A big part of an agent's job is responding when there's a problem, including helping clients manage claims and get employees back to work (aiming for minimum damage to the ex-mod and workers’ compensation premiums). Something that’s often overlooked, however, is that injuries (and the resulting claims and other consequences) can be avoided if agents spend a bit more energy helping employers focus on prevention.
Because so few agents talk to their clients about loss prevention, having that conversation with prospects is a great way to cast doubt on their current agent. We’ll share some strategies for doing so in this blog.
Adjusting focus beyond lost time
Most agents get involved when major incidents happen causing lost time and serious injuries; however, even good agents often overlook the opportunities to prevent these major incidents. A study by H.W Heinrich found that: “for every workplace accident that causes a major injury, there are 29 accidents that cause minor injuries and 300 accidents that cause no injuries.” This quote illustrates the plethora of opportunities for learning and prevention that great agents use to their advantage.

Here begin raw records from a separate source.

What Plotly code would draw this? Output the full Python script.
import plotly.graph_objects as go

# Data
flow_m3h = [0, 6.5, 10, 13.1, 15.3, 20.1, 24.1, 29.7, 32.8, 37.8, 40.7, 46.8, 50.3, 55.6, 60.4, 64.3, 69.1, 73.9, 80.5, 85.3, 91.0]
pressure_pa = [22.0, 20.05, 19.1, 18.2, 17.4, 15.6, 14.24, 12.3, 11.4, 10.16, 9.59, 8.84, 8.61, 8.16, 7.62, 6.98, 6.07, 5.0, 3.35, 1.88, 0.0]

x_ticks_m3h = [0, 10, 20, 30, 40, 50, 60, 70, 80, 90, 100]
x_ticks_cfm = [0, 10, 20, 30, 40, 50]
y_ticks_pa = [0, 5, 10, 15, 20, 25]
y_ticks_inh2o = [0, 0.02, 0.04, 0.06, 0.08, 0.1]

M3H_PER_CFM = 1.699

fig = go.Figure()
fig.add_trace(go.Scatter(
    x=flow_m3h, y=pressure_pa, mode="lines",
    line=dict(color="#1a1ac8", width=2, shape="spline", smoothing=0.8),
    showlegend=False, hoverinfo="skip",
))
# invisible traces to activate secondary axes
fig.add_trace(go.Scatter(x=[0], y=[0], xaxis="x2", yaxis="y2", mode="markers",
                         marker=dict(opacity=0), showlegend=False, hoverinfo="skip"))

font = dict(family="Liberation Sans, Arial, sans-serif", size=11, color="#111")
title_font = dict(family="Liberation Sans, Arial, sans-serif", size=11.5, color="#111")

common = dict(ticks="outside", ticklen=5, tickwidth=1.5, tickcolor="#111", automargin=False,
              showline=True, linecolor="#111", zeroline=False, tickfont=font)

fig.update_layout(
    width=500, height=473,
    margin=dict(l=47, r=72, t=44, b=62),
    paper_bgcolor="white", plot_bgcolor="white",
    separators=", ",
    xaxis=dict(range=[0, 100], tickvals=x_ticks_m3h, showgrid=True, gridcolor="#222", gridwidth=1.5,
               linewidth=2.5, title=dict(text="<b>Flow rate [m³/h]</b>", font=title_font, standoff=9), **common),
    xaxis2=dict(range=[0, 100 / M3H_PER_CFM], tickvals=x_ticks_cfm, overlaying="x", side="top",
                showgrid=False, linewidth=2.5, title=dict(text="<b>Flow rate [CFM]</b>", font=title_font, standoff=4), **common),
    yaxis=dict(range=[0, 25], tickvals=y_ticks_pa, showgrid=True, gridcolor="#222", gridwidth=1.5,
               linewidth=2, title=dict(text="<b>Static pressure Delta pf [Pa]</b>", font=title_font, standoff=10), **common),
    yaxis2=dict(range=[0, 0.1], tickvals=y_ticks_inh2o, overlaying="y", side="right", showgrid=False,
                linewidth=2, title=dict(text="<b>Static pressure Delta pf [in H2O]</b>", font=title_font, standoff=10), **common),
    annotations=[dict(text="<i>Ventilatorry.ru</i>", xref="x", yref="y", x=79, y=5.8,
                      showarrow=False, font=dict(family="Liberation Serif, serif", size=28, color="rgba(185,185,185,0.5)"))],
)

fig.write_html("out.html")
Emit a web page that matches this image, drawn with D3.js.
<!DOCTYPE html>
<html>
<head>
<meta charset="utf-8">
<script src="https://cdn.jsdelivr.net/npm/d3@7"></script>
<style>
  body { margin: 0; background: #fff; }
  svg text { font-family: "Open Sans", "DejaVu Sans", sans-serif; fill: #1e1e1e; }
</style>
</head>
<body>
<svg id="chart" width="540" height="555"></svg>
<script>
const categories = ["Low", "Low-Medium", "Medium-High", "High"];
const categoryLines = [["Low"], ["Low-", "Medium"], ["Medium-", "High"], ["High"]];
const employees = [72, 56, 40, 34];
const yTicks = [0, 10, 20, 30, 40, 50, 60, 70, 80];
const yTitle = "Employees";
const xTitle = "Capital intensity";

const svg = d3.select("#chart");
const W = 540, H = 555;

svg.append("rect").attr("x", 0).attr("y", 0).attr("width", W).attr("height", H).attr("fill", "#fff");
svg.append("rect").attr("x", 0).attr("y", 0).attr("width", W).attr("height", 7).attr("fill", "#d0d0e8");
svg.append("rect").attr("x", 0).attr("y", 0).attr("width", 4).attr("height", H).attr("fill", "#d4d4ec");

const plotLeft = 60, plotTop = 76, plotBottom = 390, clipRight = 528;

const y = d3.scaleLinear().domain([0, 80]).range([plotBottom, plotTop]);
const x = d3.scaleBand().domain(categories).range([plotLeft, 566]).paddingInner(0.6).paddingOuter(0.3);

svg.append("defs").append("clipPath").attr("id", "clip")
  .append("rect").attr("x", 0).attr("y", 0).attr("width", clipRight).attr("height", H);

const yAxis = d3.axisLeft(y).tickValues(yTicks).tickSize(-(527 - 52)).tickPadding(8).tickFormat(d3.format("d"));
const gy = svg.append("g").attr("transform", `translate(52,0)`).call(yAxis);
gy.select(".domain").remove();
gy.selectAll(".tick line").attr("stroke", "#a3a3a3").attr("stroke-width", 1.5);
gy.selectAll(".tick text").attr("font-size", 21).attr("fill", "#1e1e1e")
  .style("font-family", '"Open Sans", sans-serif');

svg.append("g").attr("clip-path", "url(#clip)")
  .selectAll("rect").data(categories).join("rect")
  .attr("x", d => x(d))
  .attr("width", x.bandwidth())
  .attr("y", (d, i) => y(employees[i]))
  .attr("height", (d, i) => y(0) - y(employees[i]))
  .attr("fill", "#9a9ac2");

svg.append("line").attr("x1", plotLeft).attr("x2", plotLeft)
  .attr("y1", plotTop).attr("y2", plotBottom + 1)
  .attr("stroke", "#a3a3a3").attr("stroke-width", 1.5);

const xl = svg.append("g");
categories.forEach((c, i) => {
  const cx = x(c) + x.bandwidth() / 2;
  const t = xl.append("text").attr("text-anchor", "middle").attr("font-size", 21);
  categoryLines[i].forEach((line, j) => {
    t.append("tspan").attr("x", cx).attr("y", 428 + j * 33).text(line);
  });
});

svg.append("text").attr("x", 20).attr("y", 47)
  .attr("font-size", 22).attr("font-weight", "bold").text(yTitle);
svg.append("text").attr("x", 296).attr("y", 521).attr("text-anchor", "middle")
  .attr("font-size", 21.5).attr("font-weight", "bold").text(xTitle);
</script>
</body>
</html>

Minor incidents happen more frequently than lost workday incidents and have less visible, but still very real, costs. For example, if a box of materials spills and an employee trips, even if nobody is hurt, time is taken away from work to clean up the spill and record the incident, and material is lost in the spill and used in the cleanup process. All of these are indirect costs, and it is a mistake to write this incident off and not use it as a learning experience just because it didn’t cause lost workdays. Beyond the indirect costs, it’s a good opportunity to examine why the spill occurred, to prevent future spills that could result in worse accidents.

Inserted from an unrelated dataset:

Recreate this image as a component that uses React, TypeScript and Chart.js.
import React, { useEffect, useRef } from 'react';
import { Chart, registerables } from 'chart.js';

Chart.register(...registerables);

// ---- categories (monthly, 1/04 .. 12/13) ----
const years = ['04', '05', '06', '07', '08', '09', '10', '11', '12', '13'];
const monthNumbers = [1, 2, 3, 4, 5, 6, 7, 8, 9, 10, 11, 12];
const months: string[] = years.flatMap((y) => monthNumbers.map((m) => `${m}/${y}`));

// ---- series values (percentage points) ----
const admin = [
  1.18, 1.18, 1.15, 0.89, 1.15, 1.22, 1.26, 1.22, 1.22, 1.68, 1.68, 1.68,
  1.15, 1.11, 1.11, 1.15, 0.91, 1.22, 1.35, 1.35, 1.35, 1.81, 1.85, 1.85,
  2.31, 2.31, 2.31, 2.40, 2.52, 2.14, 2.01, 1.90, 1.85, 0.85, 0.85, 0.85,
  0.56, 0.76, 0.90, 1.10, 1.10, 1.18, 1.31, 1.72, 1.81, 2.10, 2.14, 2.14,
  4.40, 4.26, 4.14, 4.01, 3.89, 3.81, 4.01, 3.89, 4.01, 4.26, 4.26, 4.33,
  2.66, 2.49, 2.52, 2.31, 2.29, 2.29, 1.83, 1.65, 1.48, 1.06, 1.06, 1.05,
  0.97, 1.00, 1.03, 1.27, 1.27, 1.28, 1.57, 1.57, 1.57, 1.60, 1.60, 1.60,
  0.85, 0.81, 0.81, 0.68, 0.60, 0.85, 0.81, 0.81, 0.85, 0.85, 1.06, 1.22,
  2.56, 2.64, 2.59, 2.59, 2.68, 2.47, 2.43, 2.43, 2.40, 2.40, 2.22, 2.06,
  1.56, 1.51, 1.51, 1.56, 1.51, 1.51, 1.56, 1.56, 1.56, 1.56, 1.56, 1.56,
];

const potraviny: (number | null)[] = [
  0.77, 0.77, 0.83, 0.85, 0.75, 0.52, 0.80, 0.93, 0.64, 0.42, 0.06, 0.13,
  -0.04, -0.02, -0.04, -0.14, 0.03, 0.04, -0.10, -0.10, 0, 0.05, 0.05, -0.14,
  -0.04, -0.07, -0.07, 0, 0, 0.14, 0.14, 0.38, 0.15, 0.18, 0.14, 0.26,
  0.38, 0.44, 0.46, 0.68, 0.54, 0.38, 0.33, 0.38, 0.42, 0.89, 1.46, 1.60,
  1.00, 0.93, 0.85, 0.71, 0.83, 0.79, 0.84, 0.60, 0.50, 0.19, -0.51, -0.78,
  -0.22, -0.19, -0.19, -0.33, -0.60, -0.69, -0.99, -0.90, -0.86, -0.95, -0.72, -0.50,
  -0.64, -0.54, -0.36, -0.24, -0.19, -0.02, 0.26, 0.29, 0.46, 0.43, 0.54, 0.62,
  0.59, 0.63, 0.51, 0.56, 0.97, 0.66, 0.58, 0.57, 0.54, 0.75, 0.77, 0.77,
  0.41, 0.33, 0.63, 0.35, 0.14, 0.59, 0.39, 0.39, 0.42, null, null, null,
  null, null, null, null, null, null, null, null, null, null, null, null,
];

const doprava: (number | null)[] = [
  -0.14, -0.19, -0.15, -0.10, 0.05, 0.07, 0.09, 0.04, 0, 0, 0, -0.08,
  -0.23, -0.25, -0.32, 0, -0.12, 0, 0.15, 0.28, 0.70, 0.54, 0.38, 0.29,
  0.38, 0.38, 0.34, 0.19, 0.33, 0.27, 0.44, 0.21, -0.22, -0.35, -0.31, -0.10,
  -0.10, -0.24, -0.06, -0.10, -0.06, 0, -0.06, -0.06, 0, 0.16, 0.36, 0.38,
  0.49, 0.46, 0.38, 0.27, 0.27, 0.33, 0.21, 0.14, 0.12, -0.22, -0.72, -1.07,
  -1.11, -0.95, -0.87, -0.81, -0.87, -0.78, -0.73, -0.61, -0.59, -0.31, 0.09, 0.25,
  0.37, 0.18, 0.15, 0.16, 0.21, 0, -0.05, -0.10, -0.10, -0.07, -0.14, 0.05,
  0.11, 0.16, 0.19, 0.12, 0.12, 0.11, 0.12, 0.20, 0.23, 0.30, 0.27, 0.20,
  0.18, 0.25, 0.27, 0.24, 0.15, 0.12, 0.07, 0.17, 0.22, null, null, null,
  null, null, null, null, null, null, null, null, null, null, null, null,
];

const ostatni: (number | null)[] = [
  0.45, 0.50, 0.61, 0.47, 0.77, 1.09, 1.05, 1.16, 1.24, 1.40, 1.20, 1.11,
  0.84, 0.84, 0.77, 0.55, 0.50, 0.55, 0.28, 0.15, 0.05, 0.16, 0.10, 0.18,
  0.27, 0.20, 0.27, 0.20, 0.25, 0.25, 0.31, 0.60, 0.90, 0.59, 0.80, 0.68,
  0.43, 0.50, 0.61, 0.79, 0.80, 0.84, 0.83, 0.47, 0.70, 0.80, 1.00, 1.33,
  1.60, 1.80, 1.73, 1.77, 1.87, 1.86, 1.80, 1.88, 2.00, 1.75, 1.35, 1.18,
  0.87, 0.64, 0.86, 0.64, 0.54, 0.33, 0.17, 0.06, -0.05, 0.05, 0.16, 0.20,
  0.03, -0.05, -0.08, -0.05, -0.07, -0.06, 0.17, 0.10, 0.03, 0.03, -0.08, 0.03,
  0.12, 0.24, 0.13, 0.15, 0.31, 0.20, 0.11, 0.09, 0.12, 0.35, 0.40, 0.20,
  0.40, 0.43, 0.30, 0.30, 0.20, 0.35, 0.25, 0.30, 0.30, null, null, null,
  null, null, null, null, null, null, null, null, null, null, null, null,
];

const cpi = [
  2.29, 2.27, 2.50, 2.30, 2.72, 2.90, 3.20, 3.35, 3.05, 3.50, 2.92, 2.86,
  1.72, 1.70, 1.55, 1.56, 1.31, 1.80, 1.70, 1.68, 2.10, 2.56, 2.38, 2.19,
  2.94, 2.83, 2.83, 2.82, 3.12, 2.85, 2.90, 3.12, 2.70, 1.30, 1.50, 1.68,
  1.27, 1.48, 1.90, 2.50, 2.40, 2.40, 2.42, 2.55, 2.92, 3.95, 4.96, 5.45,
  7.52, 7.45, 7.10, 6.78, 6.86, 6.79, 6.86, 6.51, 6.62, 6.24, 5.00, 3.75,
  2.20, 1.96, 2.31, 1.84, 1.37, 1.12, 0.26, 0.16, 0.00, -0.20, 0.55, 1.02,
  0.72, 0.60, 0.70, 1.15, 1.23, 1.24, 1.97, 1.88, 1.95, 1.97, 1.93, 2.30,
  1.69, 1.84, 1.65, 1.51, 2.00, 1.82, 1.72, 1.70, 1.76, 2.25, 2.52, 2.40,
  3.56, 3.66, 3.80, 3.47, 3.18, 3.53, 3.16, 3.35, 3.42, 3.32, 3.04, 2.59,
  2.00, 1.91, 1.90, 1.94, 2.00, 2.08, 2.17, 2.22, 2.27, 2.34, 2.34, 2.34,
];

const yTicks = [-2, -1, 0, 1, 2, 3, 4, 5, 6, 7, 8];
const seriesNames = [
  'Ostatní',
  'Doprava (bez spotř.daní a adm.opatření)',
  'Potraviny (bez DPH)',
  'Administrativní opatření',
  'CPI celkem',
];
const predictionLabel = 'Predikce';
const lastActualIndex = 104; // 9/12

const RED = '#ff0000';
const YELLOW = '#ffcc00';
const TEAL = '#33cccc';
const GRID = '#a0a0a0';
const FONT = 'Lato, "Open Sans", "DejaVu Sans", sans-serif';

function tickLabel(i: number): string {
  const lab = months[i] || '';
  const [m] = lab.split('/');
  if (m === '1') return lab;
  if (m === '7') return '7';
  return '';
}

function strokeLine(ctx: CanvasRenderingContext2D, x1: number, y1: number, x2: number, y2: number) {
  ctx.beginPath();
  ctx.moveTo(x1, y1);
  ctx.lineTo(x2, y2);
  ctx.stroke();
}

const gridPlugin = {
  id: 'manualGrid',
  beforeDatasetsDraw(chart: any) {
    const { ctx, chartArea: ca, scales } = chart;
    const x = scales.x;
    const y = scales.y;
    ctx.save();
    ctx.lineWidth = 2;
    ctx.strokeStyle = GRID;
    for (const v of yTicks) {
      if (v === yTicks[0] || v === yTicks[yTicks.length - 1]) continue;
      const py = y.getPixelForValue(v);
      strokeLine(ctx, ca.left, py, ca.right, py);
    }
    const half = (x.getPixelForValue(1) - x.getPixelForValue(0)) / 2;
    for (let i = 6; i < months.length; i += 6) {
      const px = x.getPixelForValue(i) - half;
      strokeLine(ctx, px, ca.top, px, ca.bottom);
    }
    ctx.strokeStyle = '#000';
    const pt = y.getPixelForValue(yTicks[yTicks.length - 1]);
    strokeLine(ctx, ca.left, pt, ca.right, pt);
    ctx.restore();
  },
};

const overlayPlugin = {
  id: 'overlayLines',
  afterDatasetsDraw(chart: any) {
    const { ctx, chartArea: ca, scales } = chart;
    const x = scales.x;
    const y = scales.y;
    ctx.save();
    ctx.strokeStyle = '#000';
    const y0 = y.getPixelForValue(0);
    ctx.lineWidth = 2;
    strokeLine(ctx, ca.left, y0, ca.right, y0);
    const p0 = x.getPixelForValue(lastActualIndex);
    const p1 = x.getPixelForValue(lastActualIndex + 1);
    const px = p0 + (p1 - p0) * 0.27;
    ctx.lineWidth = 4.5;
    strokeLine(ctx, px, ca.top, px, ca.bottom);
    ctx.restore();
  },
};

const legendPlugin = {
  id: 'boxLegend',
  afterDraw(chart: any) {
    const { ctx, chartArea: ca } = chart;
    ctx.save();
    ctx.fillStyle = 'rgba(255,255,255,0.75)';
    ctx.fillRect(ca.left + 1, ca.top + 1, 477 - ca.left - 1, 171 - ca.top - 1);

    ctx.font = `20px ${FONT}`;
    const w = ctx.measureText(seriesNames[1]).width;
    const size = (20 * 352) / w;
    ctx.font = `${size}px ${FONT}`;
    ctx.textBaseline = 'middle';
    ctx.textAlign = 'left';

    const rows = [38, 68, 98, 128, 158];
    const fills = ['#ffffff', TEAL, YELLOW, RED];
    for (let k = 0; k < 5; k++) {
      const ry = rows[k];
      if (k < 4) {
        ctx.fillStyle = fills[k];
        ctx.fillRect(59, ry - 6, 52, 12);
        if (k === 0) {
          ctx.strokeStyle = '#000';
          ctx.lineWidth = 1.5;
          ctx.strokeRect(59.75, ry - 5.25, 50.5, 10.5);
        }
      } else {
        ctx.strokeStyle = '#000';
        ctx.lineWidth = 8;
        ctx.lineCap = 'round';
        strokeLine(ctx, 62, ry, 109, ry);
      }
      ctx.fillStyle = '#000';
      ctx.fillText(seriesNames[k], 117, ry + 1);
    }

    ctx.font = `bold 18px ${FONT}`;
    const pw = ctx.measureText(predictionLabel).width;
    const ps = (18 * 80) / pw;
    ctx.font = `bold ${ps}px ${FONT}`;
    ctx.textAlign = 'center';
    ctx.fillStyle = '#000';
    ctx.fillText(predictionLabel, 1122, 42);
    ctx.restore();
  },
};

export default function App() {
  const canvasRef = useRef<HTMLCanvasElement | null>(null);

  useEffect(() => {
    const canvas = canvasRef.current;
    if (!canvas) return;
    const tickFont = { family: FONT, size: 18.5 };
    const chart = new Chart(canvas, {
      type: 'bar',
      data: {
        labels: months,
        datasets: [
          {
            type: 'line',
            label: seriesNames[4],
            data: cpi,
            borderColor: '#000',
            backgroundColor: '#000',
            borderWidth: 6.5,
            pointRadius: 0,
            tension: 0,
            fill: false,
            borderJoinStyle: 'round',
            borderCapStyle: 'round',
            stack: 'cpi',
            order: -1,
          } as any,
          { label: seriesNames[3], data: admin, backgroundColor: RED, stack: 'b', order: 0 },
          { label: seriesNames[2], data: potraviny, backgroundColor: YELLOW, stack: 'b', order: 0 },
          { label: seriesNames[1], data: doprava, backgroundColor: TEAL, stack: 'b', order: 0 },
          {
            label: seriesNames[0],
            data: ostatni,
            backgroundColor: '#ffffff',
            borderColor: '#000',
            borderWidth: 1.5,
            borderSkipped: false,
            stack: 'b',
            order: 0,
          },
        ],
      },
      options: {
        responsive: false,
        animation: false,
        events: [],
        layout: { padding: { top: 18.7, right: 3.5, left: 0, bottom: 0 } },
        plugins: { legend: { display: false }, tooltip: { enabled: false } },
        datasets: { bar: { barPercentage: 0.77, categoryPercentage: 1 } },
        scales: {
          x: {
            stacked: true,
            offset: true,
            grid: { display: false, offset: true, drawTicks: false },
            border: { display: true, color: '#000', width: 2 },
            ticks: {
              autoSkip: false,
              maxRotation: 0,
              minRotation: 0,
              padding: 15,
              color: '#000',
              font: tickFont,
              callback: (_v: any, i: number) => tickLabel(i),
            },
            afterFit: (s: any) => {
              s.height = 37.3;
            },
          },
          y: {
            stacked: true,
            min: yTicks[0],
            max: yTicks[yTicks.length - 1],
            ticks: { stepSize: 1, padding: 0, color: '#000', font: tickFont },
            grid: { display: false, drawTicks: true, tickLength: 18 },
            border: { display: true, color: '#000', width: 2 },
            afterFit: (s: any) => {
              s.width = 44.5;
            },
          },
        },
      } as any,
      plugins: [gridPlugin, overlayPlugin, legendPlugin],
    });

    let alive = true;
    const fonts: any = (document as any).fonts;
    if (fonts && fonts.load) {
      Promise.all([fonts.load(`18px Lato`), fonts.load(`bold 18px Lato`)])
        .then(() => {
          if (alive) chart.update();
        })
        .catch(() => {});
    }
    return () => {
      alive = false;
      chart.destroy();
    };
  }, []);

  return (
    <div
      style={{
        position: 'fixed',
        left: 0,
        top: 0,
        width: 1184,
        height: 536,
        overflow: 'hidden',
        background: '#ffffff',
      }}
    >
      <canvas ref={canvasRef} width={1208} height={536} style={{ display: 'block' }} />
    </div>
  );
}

Talk to prospects about how they can use minor accidents as chances to educate employees and improve accident prevention.

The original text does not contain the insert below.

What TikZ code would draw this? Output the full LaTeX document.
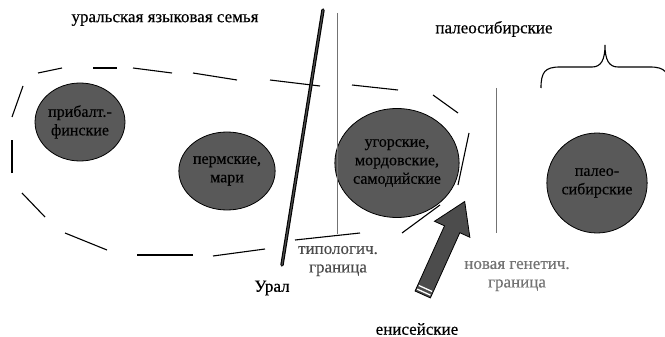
\documentclass[tikz,border=0pt]{standalone}
\usepackage{fontspec}
\setmainfont{LiberationSerif}[Extension=.ttf,UprightFont=*-Regular,BoldFont=*-Bold,FakeBold=0.4]
\usetikzlibrary{shapes.geometric, shapes.arrows, calc}

\begin{document}
\begin{tikzpicture}[x=1pt,y=-1pt,
    font=\rmfamily\fontsize{17}{18.5}\selectfont,
    lang/.style={ellipse,draw,thick,fill=black!65,inner sep=0pt,align=center,
        font=\rmfamily\fontsize{16}{18.5}\selectfont},
    lbl/.style={align=center,inner sep=1pt},
    bord/.style={line width=0.8pt,black!55},
    seg/.style={line width=1.1pt}]
    \useasboundingbox (0,0) rectangle (665,337);

    % languages
    \node[lang,minimum width=80pt,minimum height=78pt] (fin) at (80,122) {прибалт.-\\финские};
    \node[lang,minimum width=89pt,minimum height=78pt] (perm) at (227,171) {пермские,\\мари};
    \node[lang,minimum width=102pt,minimum height=109pt] (ugr) at (397,163) {угорские,\\мордовские,\\самодийские};
    \node[lang,minimum width=90pt,minimum height=100pt] (pal) at (597,183) {палео-\\сибирские};

    % labels
    \node[lbl] (fam) at (165,20) {уральская языковая семья};
    \node[lbl] (paleo) at (494,29) {палеосибирские};
    \node[lbl] (ural) at (272,288) {Урал};
    \node[lbl,black!70] (typ) at (338,261) {типологич.\\граница};
    \node[lbl,black!55] (gen) at (517,276) {новая генетич.\\граница};
    \node[lbl] (yen) at (417,329) {енисейские};

    % dashed border of the family
    \foreach \xa/\ya/\xb/\yb in {38/73/62/68, 93/68/117/68, 133/68/172/73, 193/73/237/80,
        270/80/320/86, 352/85/398/90, 433/95/458/113, 469/133/458/185, 440/205/402/233,
        360/233/295/240, 265/249/213/256, 193/255/137/255, 107/250/65/233, 45/217/22/193,
        12/173/12/140, 12/117/23/86}
        \draw[seg] (\xa,\ya) -- (\xb,\yb);

    % boundaries
    \coordinate (t1) at (337,13);
    \coordinate (t2) at (337,234);
    \coordinate (g1) at (496,88);
    \coordinate (g2) at (496,233);
    \coordinate (u1) at (323,10);
    \coordinate (u2) at (282,265);
    \draw[bord] (t1) -- (t2);
    \draw[bord] (g1) -- (g2);
    \draw[line width=1.1pt,double=black!70,double distance=1.2pt,line cap=round] (u1) -- (u2);

    % brace
    \draw[line width=1.1pt] (541,88) .. controls (541,72) and (545,67) .. (560,67) -- (592,67)
        .. controls (601,67) and (605,60) .. (605,45) .. controls (605,60) and (609,67) .. (618,67)
        -- (650,67) .. controls (665,67) and (669,72) .. (669,88);

    % arrow of the Yenisei languages
    \node[single arrow,draw,thick,fill=black!70,minimum height=102pt,minimum width=38pt,
        single arrow head extend=11pt,single arrow tip angle=65,single arrow head indent=0pt,
        inner xsep=0pt,inner ysep=8pt,rotate=65.7] (arr) at (441,254) {};
    \foreach \s in {3,7}
        \draw[white,line width=1.3pt] ($(arr.tail)!\s pt!(arr.tip)!7.3pt!90:(arr.tip)$)
            -- ($(arr.tail)!\s pt!(arr.tip)!7.3pt!-90:(arr.tip)$);
\end{tikzpicture}
\end{document}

Prevention’s place in prospecting
When prospecting, ask what their incumbent agent is doing to prevent incidents before they happen, and be sure to find out if they’re doing this before it's time to discuss renewal. Letting prospects in on some ideas you have for accident prevention, and assuring them that, as their agent, you’ll be there to assist year-round, will make you stand out from their current agent. Here are some suggestions for accident prevention you can discuss with prospects and clients:
- Ensure the workplace is free of clutter that could cause slips and falls
- Inspect and maintain company equipment and vehicles regularly
- Stay adequately staffed to avoid accidents as a result of exhaustion due to overwork
- Implement a safety and wellness plan to educate and empower employees to take control
- Create and cultivate a culture of safety and prevention through regular topical conversations and events
- Provide necessary personal protective equipment to employees
- Regularly review OSHA records to see what accidents have happened and implement new safety procedures when necessary
- Pay attention to small incidents and near-misses, and make changes to avoid larger accidents in the future
Showing prospects how they can use prevention to reduce the number of injuries in the workplace can help you gain credibility and win new business. Don’t stop there, though. Once you’ve won the new business, work with your clients to build a safety culture in their workplace and improve prevention practices regularly.